Given that it is a 16" lathe and you have the space along with 3 phase changes the picture a bit. You could easily get by with a 5Hp, but that 7.5Hp Baldor listed above is killer, but you do need an inverter/vector motor to achieve the speed range you want. You could use 2 gears all day long and get the range of speed you want. You need to match the VFD to the motor size, you cannot under size it by saying you are only going to use X% of Hp. Since you have 3 phase, just use a 7.5 Hp 3 phase input VFD and be done with it, you will also need a substantial braking resistor to go with it. Get a decent VFD with sensorless vector motor control, in my experience it holds better than 0.1% speed regulations under all loads, my lathe is +/-1 RPM. I have entertained  (and had one on an install that I did similar to what you are planning) using a feedback encoder, but believe me it is truly wasted in this particular scenario and you will not see a performance difference. Feedback encoders are helpful where exact speed/shaft position is required, holding loads, very low speeds or absolute speed regulation, which is not the case. The VFD needs to be set for the motor operating parameters and autotuned to the motor.



You can then set the motor overload parameters to dictate how it operates and at what point it will trip (the default is usually something like 120% current for 1 minute at the particular operating output voltage). You need to keep in mind that below the base speed of 60 Hz, the motor will loose Hp in a linear fashion down to 0 RPM, so if you are running at say 20 Hz a 7.5Hp motor is delivering 2.5Hp. Above the base speed most of these inverter motors remains at full Hp up to 6000 RPM, although toque will fall off. This is one reason on factory installed VFDs  that you often see an operating range of something like 20-180Hz. So most of the time you are operating at full Hp, low speed you have full torque. There are other factors, so above the motor base speed the applied spindle Hp is greater relative to a fixed speed motor and the torque is about the same as a fixed speed motor at high speeders. A fixed speed motor requires gear changes to achieve the higher speeds and the power/torque would be reduced by the ratio of the speed increase.  The bottom line it will be way more than you can possible use, I have done quite a few installs with the Marathon BlackMax, Baldor IDNM, and a few other inverter/vector motors, they are truly amazing and almost not audible (most in this size range are TENV, so no fan). There is some tweaking of the VFD parameters to get the motor to operate in the sweet spot.

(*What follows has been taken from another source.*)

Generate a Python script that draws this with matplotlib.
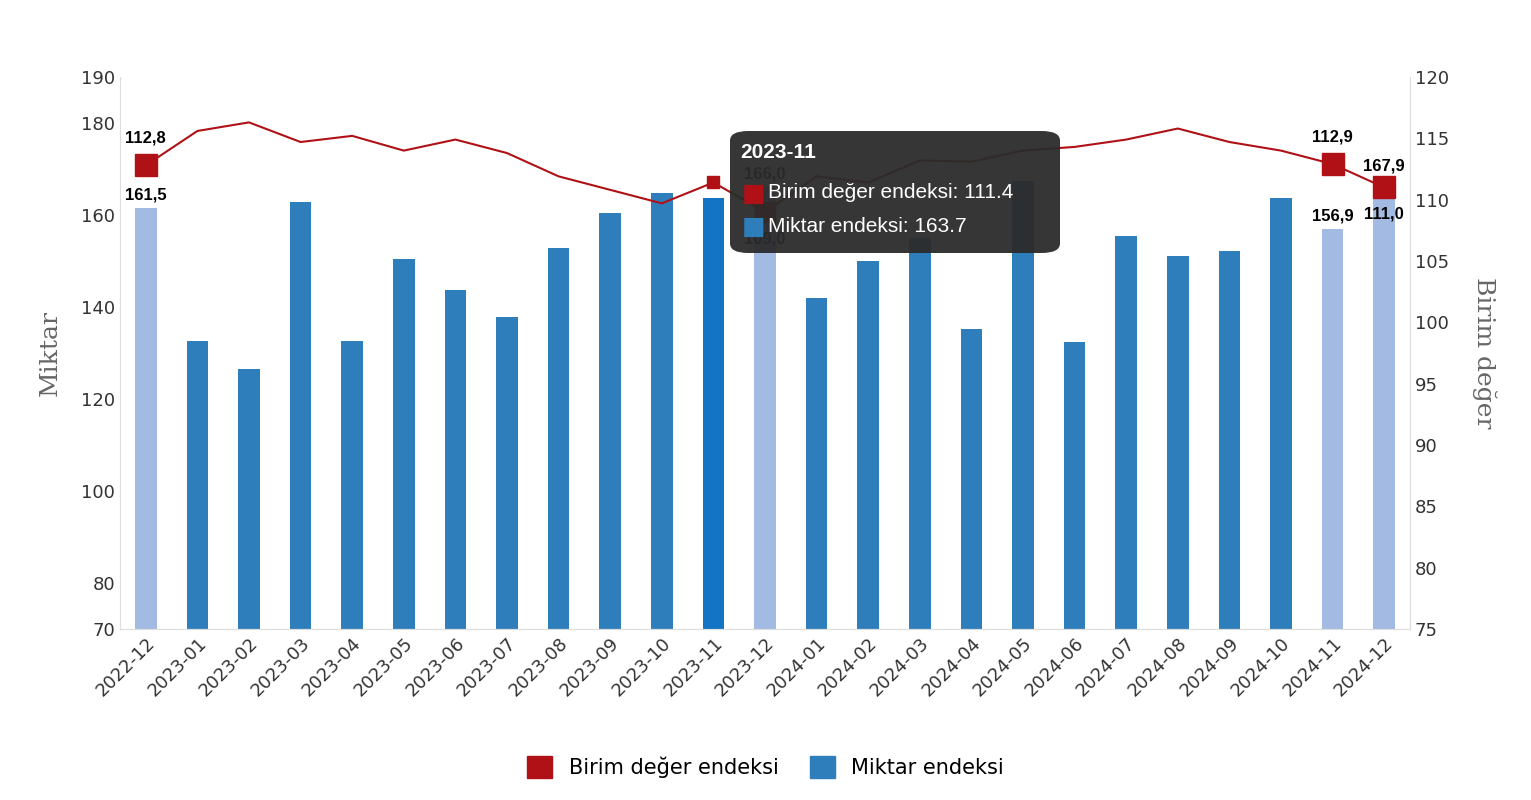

I would go with 3 belts of the current machine, should be more than enough to transmit the power needed and if anything I would rather have the belt slip/go as opposed to something else. You may be able to bush the current pulley, but decent motor pulleys are inexpensive and may be better balanced at speed. Pulleys also come in two piece with a locking inner hub that fits the motor shaft. Use a decent belt, I have been using Gates Tri-Power II that have a notched belt (they bend better and are less likely to take a set) with very good results. I really doubt you will have any shortage of power or speed range. I would stay with the current speed range and headstock oil weight, if splash lubrication you want to stay under 2000-2500 RPM. I see no reason to deviate from the manufactures specifications.


----------



## Reddinr (Jul 8, 2017)

Again, mksj thank you for the detailed information.  I think that takes care of my original motor question nicely.   That 7.5HP motor is a sweet deal.  Hard to pass it up but I already have a Yaskawa A1000, 5 HP drive with the closed loop option already installed an encoder and a sense of adventure.   I was thinking the encoder would help deal with the gear changes in that the drive would need to know what the gear ratios are in order to turn the spindle at the correct set RPM.  I would have the encoder on the spindle, not the motor.   I could have some sort of switch to tell the inverter what range I'm in but that seemed clunky to me.   I may start out doing that though.

I also am rigging my lathe with a servo that can optionally be used for the Z axis feed.  I have long term desire of tying that together with the drive to include sorta-cnc with me controlling the X axis for now and allow things like engraving on a cylinder and that sort of thing, but that's another story.


----------